## Problem statement
Line by line, repeat the data below exactly, beginning at the first line and ending at the line with "plt.rcParams['font.family'] = ['Liberation". Omit pictures.

## Data
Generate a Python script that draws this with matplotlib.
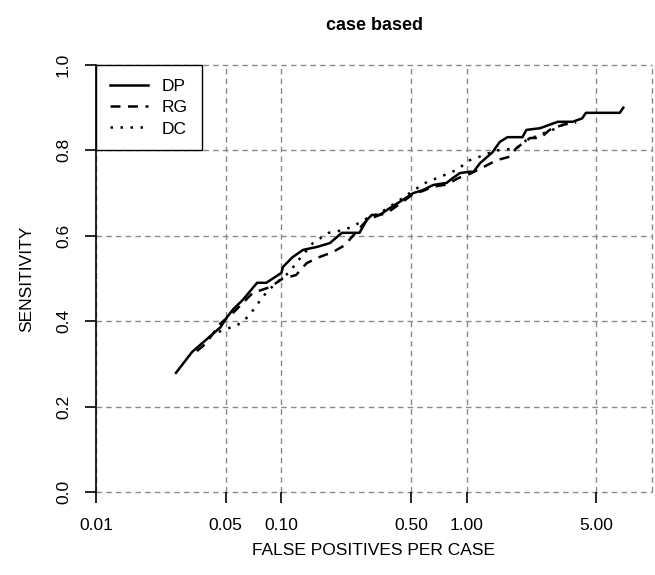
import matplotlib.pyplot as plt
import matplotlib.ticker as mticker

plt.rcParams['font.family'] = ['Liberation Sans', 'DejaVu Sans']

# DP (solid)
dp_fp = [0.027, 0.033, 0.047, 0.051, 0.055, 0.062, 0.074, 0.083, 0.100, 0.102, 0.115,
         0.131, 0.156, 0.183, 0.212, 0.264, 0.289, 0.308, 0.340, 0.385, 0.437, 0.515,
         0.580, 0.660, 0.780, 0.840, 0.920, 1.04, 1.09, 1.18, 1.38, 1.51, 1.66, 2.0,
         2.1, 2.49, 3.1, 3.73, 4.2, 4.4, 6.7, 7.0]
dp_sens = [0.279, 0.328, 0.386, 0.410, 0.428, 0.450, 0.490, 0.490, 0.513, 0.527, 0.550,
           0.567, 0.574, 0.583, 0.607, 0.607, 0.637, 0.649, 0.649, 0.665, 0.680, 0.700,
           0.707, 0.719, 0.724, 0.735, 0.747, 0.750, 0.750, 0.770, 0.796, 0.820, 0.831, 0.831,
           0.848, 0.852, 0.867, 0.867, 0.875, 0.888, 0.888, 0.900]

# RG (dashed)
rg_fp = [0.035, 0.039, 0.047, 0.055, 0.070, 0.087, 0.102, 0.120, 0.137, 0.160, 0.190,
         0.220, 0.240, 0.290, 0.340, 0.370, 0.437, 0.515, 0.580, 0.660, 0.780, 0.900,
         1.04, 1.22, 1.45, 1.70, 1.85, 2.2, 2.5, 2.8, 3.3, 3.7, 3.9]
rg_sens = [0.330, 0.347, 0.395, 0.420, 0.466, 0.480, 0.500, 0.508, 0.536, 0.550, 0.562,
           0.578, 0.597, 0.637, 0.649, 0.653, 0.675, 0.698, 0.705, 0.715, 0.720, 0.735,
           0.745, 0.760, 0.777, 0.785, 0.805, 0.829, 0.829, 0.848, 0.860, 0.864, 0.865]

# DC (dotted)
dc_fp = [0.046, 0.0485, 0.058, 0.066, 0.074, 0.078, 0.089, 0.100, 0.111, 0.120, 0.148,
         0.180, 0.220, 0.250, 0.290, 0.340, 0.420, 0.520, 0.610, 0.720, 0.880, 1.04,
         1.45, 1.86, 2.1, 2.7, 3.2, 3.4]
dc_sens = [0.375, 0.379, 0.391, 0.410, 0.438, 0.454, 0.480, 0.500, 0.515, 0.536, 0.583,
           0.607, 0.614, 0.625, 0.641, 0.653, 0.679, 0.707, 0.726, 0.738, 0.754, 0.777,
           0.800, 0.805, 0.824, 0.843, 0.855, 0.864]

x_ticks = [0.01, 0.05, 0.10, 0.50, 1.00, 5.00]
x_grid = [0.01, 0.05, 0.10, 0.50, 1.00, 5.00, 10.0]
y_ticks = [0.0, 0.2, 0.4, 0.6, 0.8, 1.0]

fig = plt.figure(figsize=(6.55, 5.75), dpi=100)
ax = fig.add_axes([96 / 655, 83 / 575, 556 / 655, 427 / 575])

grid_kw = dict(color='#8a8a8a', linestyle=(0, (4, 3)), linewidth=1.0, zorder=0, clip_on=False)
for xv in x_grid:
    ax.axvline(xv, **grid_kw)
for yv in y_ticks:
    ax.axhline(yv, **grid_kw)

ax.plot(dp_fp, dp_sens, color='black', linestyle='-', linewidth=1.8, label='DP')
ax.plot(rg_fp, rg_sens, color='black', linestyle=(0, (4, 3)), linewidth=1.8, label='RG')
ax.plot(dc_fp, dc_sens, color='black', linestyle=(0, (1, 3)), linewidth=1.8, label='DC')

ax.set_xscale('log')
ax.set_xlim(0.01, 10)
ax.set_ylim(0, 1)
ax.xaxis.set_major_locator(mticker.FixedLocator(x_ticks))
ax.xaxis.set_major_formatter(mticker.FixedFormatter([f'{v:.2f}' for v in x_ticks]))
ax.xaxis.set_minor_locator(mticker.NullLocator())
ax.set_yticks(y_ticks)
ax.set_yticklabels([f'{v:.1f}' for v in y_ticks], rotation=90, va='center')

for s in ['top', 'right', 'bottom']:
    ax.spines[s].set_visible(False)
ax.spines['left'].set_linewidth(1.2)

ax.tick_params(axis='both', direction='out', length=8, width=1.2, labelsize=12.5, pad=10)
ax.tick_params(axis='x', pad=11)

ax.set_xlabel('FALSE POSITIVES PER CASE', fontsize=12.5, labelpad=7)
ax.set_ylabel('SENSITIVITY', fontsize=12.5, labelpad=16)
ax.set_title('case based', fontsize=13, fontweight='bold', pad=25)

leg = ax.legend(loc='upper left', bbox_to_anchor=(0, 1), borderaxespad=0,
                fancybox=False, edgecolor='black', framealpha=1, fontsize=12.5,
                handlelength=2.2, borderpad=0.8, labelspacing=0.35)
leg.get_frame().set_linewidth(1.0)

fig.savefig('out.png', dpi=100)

## Exercise result
Generate a Python script that draws this with matplotlib.
import matplotlib.pyplot as plt
import matplotlib.ticker as mticker

plt.rcParams['font.family'] = ['Liberation Sans', 'DejaVu Sans']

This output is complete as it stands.